Ecco il nuovo «Miracolo» a Milano

Milano è un laboratorio, anzi è città emblematica per capire il futuro del nostro Paese. Lo ha sostenuto il sociologo Aldo Bonomi, in un dibattito che si è tenuto ieri, durante l’ultima giornata del «Festivaletteratura» di Mantova, kermesse letteraria che la scorsa settimana, per il dodicesimo anno consecutivo, ha radunato, nella città dei Gonzaga, scrittori, musicisti e intellettuali in incontri aperti al pubblico. Aldo Bonomi, classe 1950, natali a Sondrio, direttore dell’Istituto di ricerca Aaster e autore di numerosi saggi sui mutamenti della contemporaneità, ha tracciato un’originale fotografia della città, partendo dall’analisi descritta nel suo recente saggio «Milano ai tempi delle moltitudini», edito da Bruno Mondadori.
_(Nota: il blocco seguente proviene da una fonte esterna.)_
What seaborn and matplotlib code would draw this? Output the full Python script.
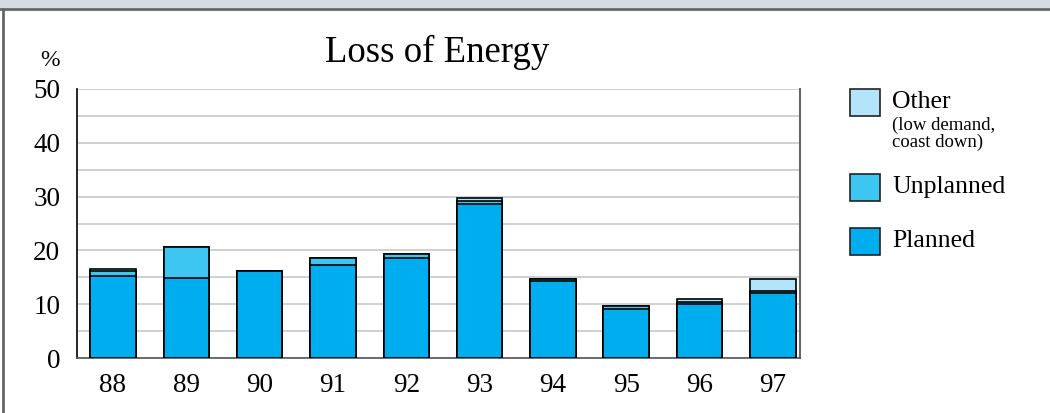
import matplotlib
matplotlib.use('Agg')
import matplotlib.pyplot as plt
import seaborn as sns
import pandas as pd
from matplotlib.patches import Rectangle
from matplotlib.lines import Line2D

# -----------------------------
# Data (% of energy lost)
# -----------------------------
years = ['88', '89', '90', '91', '92', '93', '94', '95', '96', '97']
planned = [15.3, 14.8, 16.1, 17.2, 18.6, 28.7, 14.4, 9.2, 10.0, 12.1]
unplanned = [0.9, 5.9, 0.1, 1.3, 0.8, 0.5, 0.2, 0.5, 0.5, 0.4]
other = [0.3, 0.0, 0.0, 0.0, 0.0, 0.5, 0.0, 0.0, 0.4, 2.1]

c_planned = '#00adee'
c_unplanned = '#3ec6f2'
c_other = '#b3e4f9'

df = pd.DataFrame({'year': years, 'planned': planned,
                   'unplanned': unplanned, 'other': other})
df['pu'] = df['planned'] + df['unplanned']
df['total'] = df['pu'] + df['other']

sns.set_style('white')
plt.rcParams['font.family'] = ['Liberation Serif', 'DejaVu Serif']
plt.rcParams['text.color'] = 'black'
plt.rcParams['xtick.color'] = 'black'
plt.rcParams['ytick.color'] = 'black'

fig = plt.figure(figsize=(10.5, 4.13), dpi=100)
fig.patch.set_facecolor('white')

# outer frame: grey band on top, dark line top and left
fig.patches.append(Rectangle((0, 1 - 8 / 413), 1, 8 / 413, transform=fig.transFigure,
                             facecolor='#d5dbe0', edgecolor='none', zorder=0))
fig.lines.append(Line2D([0, 1], [1 - 9 / 413] * 2, transform=fig.transFigure,
                        color='#666666', lw=2))
fig.lines.append(Line2D([3 / 1050] * 2, [0, 1 - 9 / 413], transform=fig.transFigure,
                        color='#666666', lw=2))

ax = fig.add_axes([77 / 1050, 1 - 358 / 413, (800 - 77) / 1050, (358 - 89) / 413])

# stacked bars: draw totals first, then cover with the lower parts
for col, colr in [('total', c_other), ('pu', c_unplanned), ('planned', c_planned)]:
    sns.barplot(data=df, x='year', y=col, color=colr, edgecolor='black',
                linewidth=1.2, width=0.62, saturation=1, ax=ax, zorder=3)

ax.set_xlim(-0.49, 9.37)
ax.set_ylim(0, 50)
ax.set_yticks(range(0, 51, 10))
ax.set_yticks(range(5, 50, 10), minor=True)
ax.grid(True, axis='y', which='both', color='#c6cacd', lw=1.2, zorder=0)
ax.set_axisbelow(True)
ax.tick_params(axis='both', which='both', length=0, labelsize=19.5, labelcolor='black')
ax.tick_params(axis='x', pad=11)
ax.tick_params(axis='y', pad=12)
ax.set_xlabel('')
ax.set_ylabel('')
ax.spines['top'].set_visible(False)
ax.spines['left'].set_color('black')
ax.spines['left'].set_linewidth(1.2)
ax.spines['bottom'].set_color('#555555')
ax.spines['bottom'].set_linewidth(1.2)
ax.spines['right'].set_color('#666666')
ax.spines['right'].set_linewidth(1.5)

fig.text(437 / 1050, 1 - 52 / 413, 'Loss of Energy', ha='center', va='center', fontsize=26.5)
fig.text(40 / 1050, 1 - 61 / 413, '%', ha='left', va='center', fontsize=17)

# legend drawn by hand on the right
items = [(c_other, 'Other', 102), (c_unplanned, 'Unplanned', 187), (c_planned, 'Planned', 241)]
for colr, lab, yc in items:
    fig.patches.append(Rectangle((850 / 1050, 1 - (yc + 14) / 413), 30 / 1050, 27 / 413,
                                 transform=fig.transFigure, facecolor=colr,
                                 edgecolor='#222222', lw=1.2))
    fig.text(892 / 1050, 1 - yc / 413, lab, ha='left', va='center', fontsize=18.5)
fig.text(892 / 1050, 1 - 134 / 413, '(low demand,\ncoast down)', ha='left', va='center',
         fontsize=13.5, linespacing=0.95)

plt.savefig('out.png', dpi=100, facecolor=fig.get_facecolor())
Professor Bonomi, nel volume Lei descrive i cambiamenti nel nostro Paese prendendo Milano a modello. Perché?
«Milano è una «città-porta» per capire come si muove il sistema Paese negli anni della globalizzazione. Per descriverla al meglio ho usato la metafora dei cinque cerchi»
Cominciamo dal primo, quello delle élite, situato nel centro città
«La borghesia milanese è cambiata: è finito un ciclo, quello dei Falck e dei Pirelli. La nuova borghesia non lavora più nell’industria pesante: è la borghesia dei flussi, della finanza, del marketing e della comunicazione. Quartier generale a Milano, ma la testa è nel mondo. Con quel che consegue»
Ovvero?
«Non è ben radicata nella città, dovrebbe e potrebbe fare di più: è necessario un nuovo patto sociale tra questa borghesia e Milano»
Veniamo al secondo cerchio, quello del commercio, presente nella cerchia dei bastioni
«La coesistenza di centri commerciali, grande distribuzione, negozi etnici e negozi esperienziali ha mutato il modo di comprare a Milano. Con questo è cambiato anche il tessuto sociale di molti quartieri. Paolo Sarpi è solo l’estremizzazione di queste contraddizioni»
Che cosa intende per negozi esperienziali?
«Realtà come via della Spiga ad uso e consumo di chi fa shopping, italiano o straniero che sia: lì non si vende solo il prodotto, ma il fatto di acquistarlo in quel quartiere»
Il terzo cerchio è quello della vecchia classe operaia: esiste ancora?
«Esiste eccome, ma è quella dei cosiddetti «proletaroidi», impiegati nell’economia dei servizi e nell’edilizia che abitano fuori dai bastioni. C’è poi un altro cerchio, quello della città invisibile, fatto di gente come gli addetti delle pulizie, spesso immigrati, che popolano il centro quando noi chiudiamo l’ufficio. Poi, molto più esterno, esiste un grande cerchio che da Cologno Monzese e Mediaset, passa per Iulm, Bicocca, Triennale Bovisa e zona Tortona: è il cerchio della creatività, dell’intrattenimento e della moda»
I cerchi non s’intersecano mai?
«Ogni cerchio è troppo auto referenziale, cerca solo per sé spazi e possibilità. Per crescere, invece, Milano deve farsi più società e capire che la sua nuova identità non sta nel singolo, ma nelle relazioni fra singoli»
Lo dice pensando all’Expo 2015?
«L’Expo può essere un’opportunità. Si deve fare leva non sui particolarismi, ma su speranze ed energie di ogni segmento della società.

La metropoli muta velocemente»
Che cosa sarà della caparbia tradizione meneghina?
«Dovremo imparare a includerla in questo nuovo corso. Milano sta solo anticipando, come già fece nel Dopoguerra, i profondi cambiamenti sociali cui andrà incontro l’Italia in futuro»
E allora un altro «Miracolo a Milano» sarà possibile.